An awful lot of law is being made these days under the heading, "who is the lawyer's client." I am not sure if this is a good or bad thing. I am just here to report on the phenomenon and think a little bit about what it says about the present state of the law of lawyering.

Atomic physics used to be easy. Atoms contained electrons and protons and neutrons, and it was not hard for the physicist to tell which particles were which. The law of lawyering used to be easy, too. It distinguished sharply between lawyers' duties to clients and to nonclients, and it relied on relatively straightforward tests to identify the clients. True, lawyers owed somewhat different duties to different sorts of clients. For example, prosecutors could choose for themselves the ends to be sought in representing the people, while private lawyers were expected to defer to their clients' wishes. And a few sorts of nonclients, such as beneficiaries under a negligently drafted will, were given a right to sue lawyers for malpractice, which other non-clients lacked. Still, even without a score card, it was easy enough for lawyers and judges to tell the clients from the nonclients, and having done so, to know just what duties a lawyer owed to the parties at hand. That was then.
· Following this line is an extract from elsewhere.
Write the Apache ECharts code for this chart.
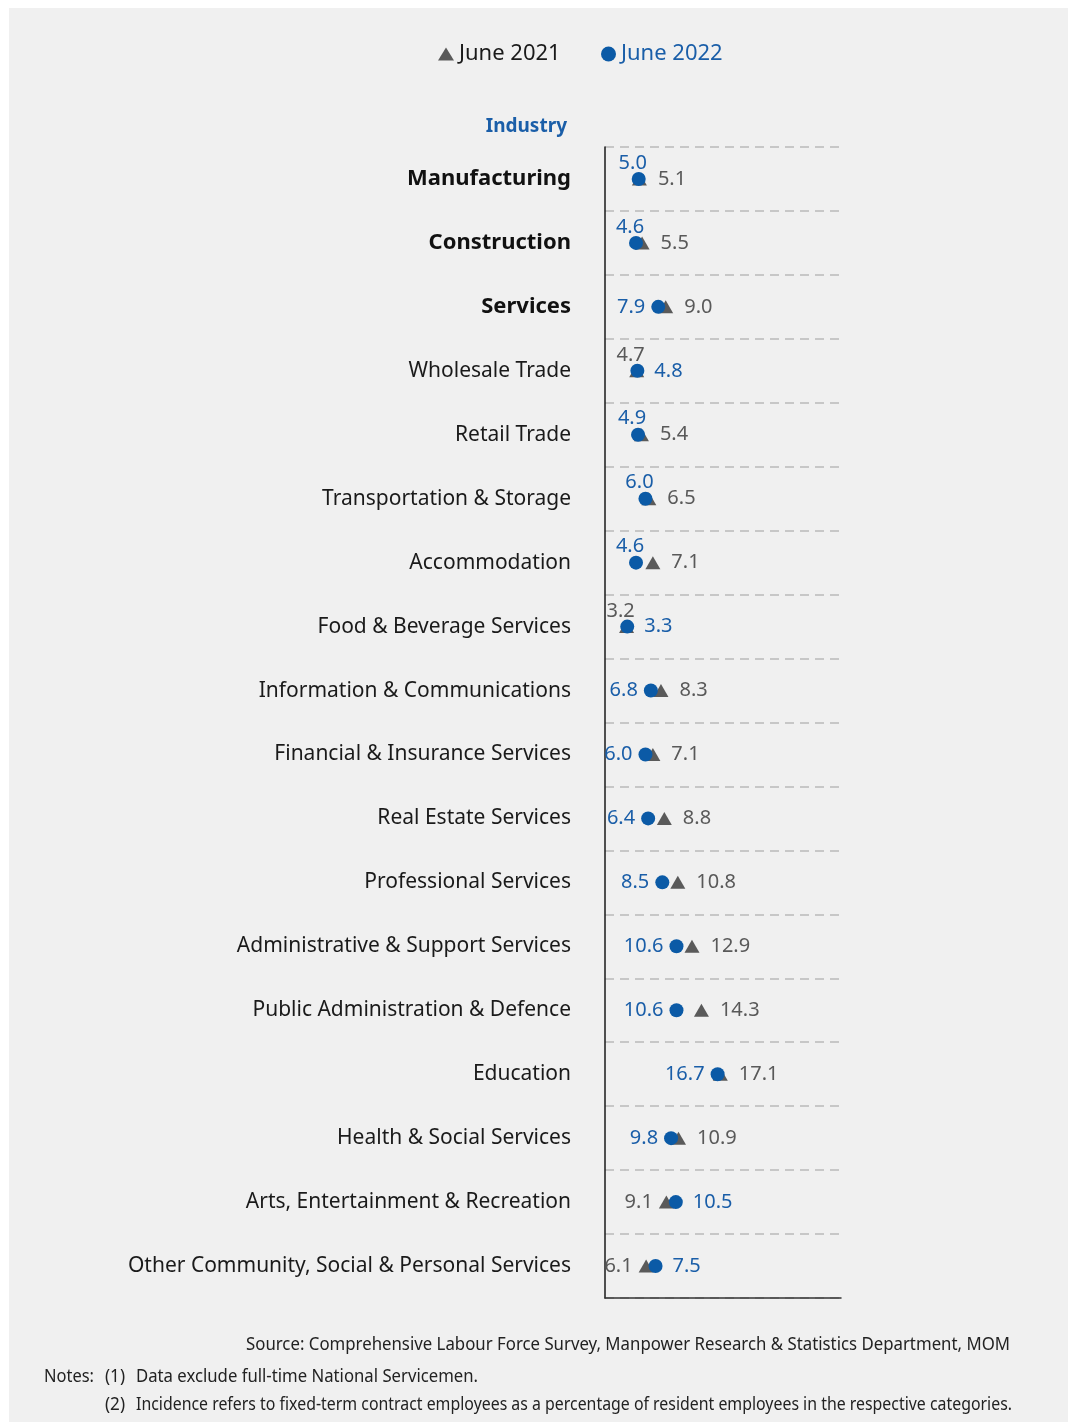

Nowadays, just as physics has discovered neutrinos and gluons, so the law is recognizing various types of partial clients, that is, parties who enjoy some of the traditional rights of clienthood, but not others. These new legal particles include prospective clients, derivative or quasi-clients, nonclients who nonetheless stand in special confidential relationships with a lawyer, and secondary as opposed to primary clients. These new particles are turning what once seemed like a sharp dichotomy between clients and nonclients into something that looks much more like a continuum, a gradual scale.